El profesor Josep Fontana
nos ha enseñado que el futuro es un país extraño. Extraño e inquietante, por
añadidura. Los más jóvenes, que viven hoy un presente escaso y precario, encaran
un futuro problemático que solo alcanzan a percibir a través de unas
simbólicas, o muy reales en algunos casos, vallas de alambre de espino adornadas
con un letrero muy visible: NO TRESPASSING.
Una parte
sustancial del problema reside en la falta total de compromiso con el futuro
por parte de las generaciones situadas en los puentes de mando y en las salas
de máquinas. Nos encontramos en el reino de la tirada de dados del negocio financiero
especulativo, y en el cortoplacismo descarnado en los programas productivos de
una economía volátil de tan flexible. Hablar de futuro, de largo plazo, de
previsión, en ese contexto, carece de sentido sin remedio posible. No es un
dato que deba tenerse en cuenta. Para la sociedad en general, lo que sea
sonará. Para los privilegiados, la “clase ociosa” que rememoraba José Luis
López Bulla hace poco en un artículo esencial (1), el futuro es en cambio un
artículo de lujo, exótico y exclusivo, que se guarda rodeado de mil
precauciones y sistemas de seguridad en la cámara acorazada de los subterráneos
blindados de los bancos. Gran paradoja: en la aldea global, el futuro se
concibe únicamente en términos estrictamente individuales.
Esa mentalidad individualista
de las clases altas ha ido calando poco a poco en el subsuelo social, y tiene
consecuencias. Lo diré sin alharacas ni grandes énfasis: desde que el futuro ha
dejado de ser una gran apuesta colectiva y solidaria, la humanidad se encamina
hacia su destrucción.

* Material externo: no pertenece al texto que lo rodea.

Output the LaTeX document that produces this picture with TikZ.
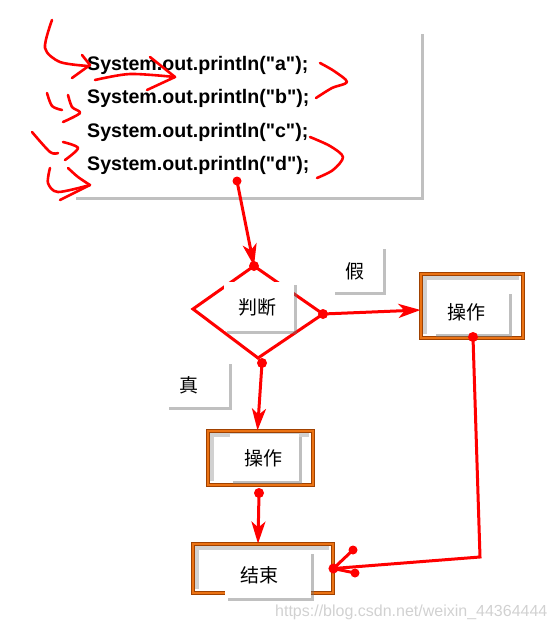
\documentclass[tikz,border=0pt]{standalone}
\usepackage{fontspec}
\setmainfont{Liberation Sans}[Ligatures=TeXOff]
\newfontfamily\cjk{Noto Sans CJK SC}
\usetikzlibrary{shadows,arrows.meta}
\definecolor{myred}{RGB}{255,0,0}
\definecolor{obrd}{RGB}{160,65,0}
\definecolor{ofill}{RGB}{235,115,20}
\begin{document}
\begin{tikzpicture}[x=1pt,y=-1pt,
  whitebox/.style={draw=none, fill=white, inner sep=0pt,
    drop shadow={shadow xshift=3pt, shadow yshift=-3pt, fill=black!55, opacity=0.45}},
  obox/.style={draw=obrd, double=ofill, double distance=2.2pt, line width=0.9pt,
    fill=white, inner sep=0pt,
    path picture={\draw[black!18, line width=4pt]
      ([xshift=4pt,yshift=4pt]path picture bounding box.south west) |-
      ([xshift=-4pt,yshift=-4pt]path picture bounding box.north east);},
    drop shadow={shadow xshift=2pt, shadow yshift=-2pt, fill=black!50, opacity=0.3}},
  lbl/.style={font=\cjk\fontsize{19}{19}\selectfont, inner sep=0pt},
  codetext/.style={font=\fontsize{19.6}{20}\selectfont\bfseries, inner sep=0pt, anchor=base west},
  conn/.style={draw=myred, line width=3pt, -{Stealth[length=22pt,width=14pt,inset=6pt]}},
  plainline/.style={draw=myred, line width=3pt, line join=miter},
  squig/.style={draw=myred, line width=2.6pt, line cap=round, line join=round},
  reddot/.style={fill=myred}
]
\useasboundingbox (0,0) rectangle (556,632);

% code box
\node[whitebox, minimum width=348pt, minimum height=166pt] (code) at (247,114) {};
\node[codetext] (la) at (87,70) {System.out.println("a");};
\node[codetext] (lb) at (87,103.5) {System.out.println("b");};
\node[codetext] (lc) at (87,137) {System.out.println("c");};
\node[codetext] (ld) at (87,170.5) {System.out.println("d");};

% squiggles
\draw[squig] plot[smooth] coordinates {(52,20) (45,48) (60,62) (88,66)};
\draw[squig] (82,55) -- (90,65) -- (72,78);
\draw[squig] plot[smooth] coordinates {(95,80) (130,74) (175,77)};
\draw[squig] (150,57) -- (175,77) -- (147,90);
\draw[squig] plot[smooth] coordinates {(320,63) (334,71) (347,82) (332,88) (316,98)};
\draw[squig] plot[smooth] coordinates {(47,93) (52,106) (62,110)};
\draw[squig] plot[smooth] coordinates {(68,95) (72,107) (80,113) (63,122)};
\draw[squig] plot[smooth] coordinates {(32,132) (50,152) (58,153)};
\draw[squig] plot[smooth] coordinates {(63,142) (78,148) (65,160)};
\draw[squig] plot[smooth] coordinates {(310,137) (330,146) (343,157) (333,170) (317,178)};
\draw[squig] plot[smooth] coordinates {(50,168) (48,183) (58,192) (90,185)};
\draw[squig] plot[smooth] coordinates {(68,168) (78,177) (90,185)};
\draw[squig] (90,185) -- (60,200);

% diamond
\coordinate (dt) at (254,266);
\coordinate (dl) at (193,309);
\coordinate (dr) at (323,314);
\coordinate (db) at (258,358);
\draw[plainline] (dt) -- (dr) -- (db) -- (dl) -- cycle;
\node[whitebox, minimum width=70pt, minimum height=49pt] (judge) at (259,306.5) {};
\node[lbl] (judget) at (257,307) {判断};

% code -> diamond
\coordinate (s0) at (237,181);
\draw[conn] (s0) -- (dt);
\fill[reddot] (s0) circle (4.5pt);
\fill[reddot] (dt) circle (5pt);

% false label
\node[whitebox, minimum width=51pt, minimum height=46pt] (falsebox) at (357.5,269) {};
\node[lbl] (falset) at (355,271) {假};

% right op box
\node[obox, minimum width=102pt, minimum height=64pt] (op1) at (472,306) {};
\node[whitebox, minimum width=76pt, minimum height=43pt] (op1in) at (471,312.5) {};
\node[lbl] (op1t) at (466,312) {操作};

\draw[conn] (dr) -- ([yshift=-4pt]op1.west);
\fill[reddot] (dr) circle (5pt);

% true label
\node[whitebox, minimum width=63pt, minimum height=46pt] (truebox) at (197.5,384) {};
\node[lbl] (truet) at (189,385) {真};

% middle op box
\node[obox, minimum width=105pt, minimum height=54pt] (op2) at (260.5,458) {};
\node[whitebox, minimum width=69pt, minimum height=47pt] (op2in) at (264.5,457.5) {};
\node[lbl] (op2t) at (263,458) {操作};

\coordinate (bd) at (262,363);
\draw[conn] (bd) -- ([xshift=-3pt]op2.north);
\fill[reddot] (bd) circle (5pt);

% end box
\node[obox, minimum width=140pt, minimum height=49pt] (endb) at (263,568.5) {};
\node[whitebox, minimum width=86pt, minimum height=47pt] (endin) at (268,574.5) {};
\node[lbl] (endt) at (259,575) {结束};

\coordinate (bo) at (259,493);
\draw[conn] (bo) -- ([xshift=-5pt]endb.north);
\fill[reddot] (bo) circle (5pt);

% right loop back
\coordinate (ro) at (473,337);
\coordinate (rc) at (480,557);
\coordinate (ea) at (353,550);
\coordinate (eb) at (355,573);
\draw[plainline] (ro) -- (rc) -- (endb.east);
\draw[plainline] (endb.east) -- (ea);
\draw[plainline] (endb.east) -- (eb);
\fill[reddot] (ro) circle (5pt);
\fill[reddot] (endb.east) circle (5pt);
\fill[reddot] (ea) circle (4.5pt);
\fill[reddot] (eb) circle (4.5pt);

% watermark
\node[font=\fontsize{16}{16}\selectfont, text=black!18, inner sep=0pt, anchor=west] (wm) at (275,612) {https://blog.csdn.net/weixin\_44364444};
\end{tikzpicture}
\end{document}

No intento hacer de jeremías, solo establezco una simple previsión,
un output verificable a partir de los datos conocidos del problema. Cualquiera
puede percibir lo verosímil de esa previsión, con solo abrir los ojos al mundo
que nos rodea. Basta la referencia a dos piedras de toque contrastadas: el
trato que reciben en nuestras sociedades de hoy mismo la naturaleza de un lado,
y los/las adolescentes, de otro.
Acaba de concluir en
Lima una cumbre mundial más, sobre los peligros del cambio climático. Han
acudido a ella 196 países pero a duras penas se ha conseguido un acuerdo final de
mínimos, no vinculante, después de catorce días de parálisis en las
negociaciones. Se trataba de preservar nuestras reservas biológicas, nuestras
esperanzas de supervivencia. Tendrán que esperar otra ocasión, otra cumbre,
otro acuerdo de mínimos.
Si esa
despreocupación por el patrimonio común entra más o menos en los parámetros de
lo que consideramos normal, en cambio tiene tintes patológicos la aversión al
futuro que determina la tendencia morbosa de ciertos sujetos a tomar a
escolares o estudiantes como objetivo preferente de sus atentados o asesinatos
ideológicos. Tres casos recientes: Boko Haram en Nigeria, los narcos en Ayotzinapa,
los talibanes en Peshawar.
Los meandros de la
lógica perversa de un asesino siguen a veces pautas parecidas en marcos
psicopatológicos diferentes, pero que presentan algún aspecto concomitante. Así,
ocurre que el argumento latente en los tres casos citados viene a ser en
sustancia el mismo móvil que aflora en tantos casos de violencia de género
contra mujeres que se rebelan contra una dominación machista abusiva. Un móvil
que puede expresarse de este modo atroz: “Ya que no aceptas el futuro que yo
pretendo imponerte, no vas a tener ningún otro futuro en absoluto.”